En fait, il n’y a pas que cette contrée habitée par les hommes. Trois mondes co-existent dans le film. Le premier est celui dépeint dans l’hospice. C’est la réalité, la civilisation. Puis on pénètre dans l’univers de Bartel qui est à la lisière du fantastique. Enfin, il y a la nature au milieu de laquelle vivent Bartel et les autres, mais qui va finir par reprendre ses droits et avaler les humains, les annihiler et en effacer toute trace. À la toute fin, il n’y a plus que cette réplique, «Je t’ai aimé», qui résonne comme un écho.
Concernant le monde de Bartel, il me fallait à tout prix dépeindre un monde sans affection, d’où l’absence de personnages féminins. Les hommes, dans Calvaire, sont des êtres humains et ils ont besoin d’amour. Or il n’y a pas de femmes et les choses vont forcément mal tourner. Pour moi, Calvaire est donc une histoire d’amour, même s’il s’agit d’un amour pervers et malade.

Il y a eu tout de même une femme autrefois : Gloria…
Oui mais Gloria a-t-elle seulement existé ? Peut-être est-elle juste un fantasme, une partie du cauchemar global que constitue le film. C’est aussi cet aspect qui fait que de nombreuses personnes rejettent le film alors que d’autres le prennent comme une comédie noire.

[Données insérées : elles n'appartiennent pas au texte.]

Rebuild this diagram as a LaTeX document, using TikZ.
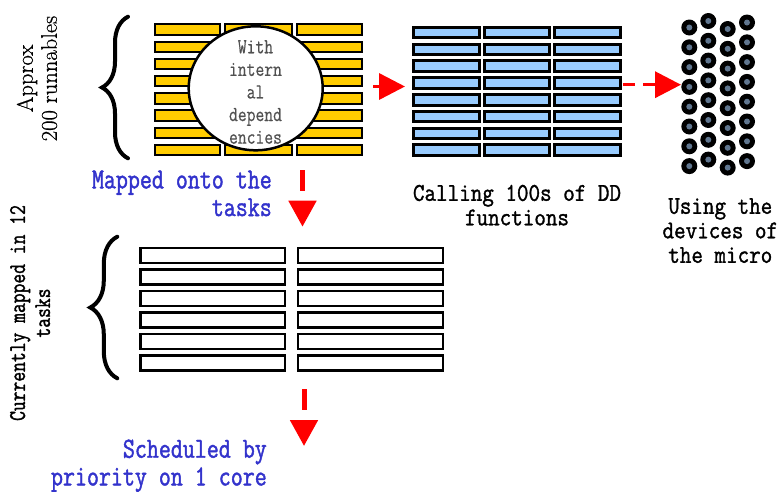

L’humour, c’est vrai, est très présent, notamment dans une scène étrange, celle du bar, où tout le monde, soudain, se met à danser à la manière de pingouins.
C’est un hommage à André Belvaux et à son film Un soir, un train. Dans ce film, Yves Montand et Anouk Aimée traversent eux aussi la campagne et débarquent dans un cabaret flamand à la fois très rococo et bourgeois où tout le monde boit. Et puis apparaît une superbe serveuse qui symbolise la mort et les invite à entrer dans une sorte de danse macabre. J’avais envie de refaire cette scène qui, en fait, a été improvisée sur le tournage. Je l’aime beaucoup car elle équilibre le film. Après avoir vu ça, on se dit que tout est possible, que tout peut arriver. En même temps, je trouve qu’elle dépeint la solitude de ces types d’une façon assez poétique.

Est-ce que tu vas poursuivre dans le genre fantastique ou bien va-t-on te voir prochainement tourner une comédie romantique ?
(Rires) Je ne crois pas. Je ne suis pas la personne qu’il faut pour faire ces films-là. Non, je pense que je vais poursuivre dans le fantastique.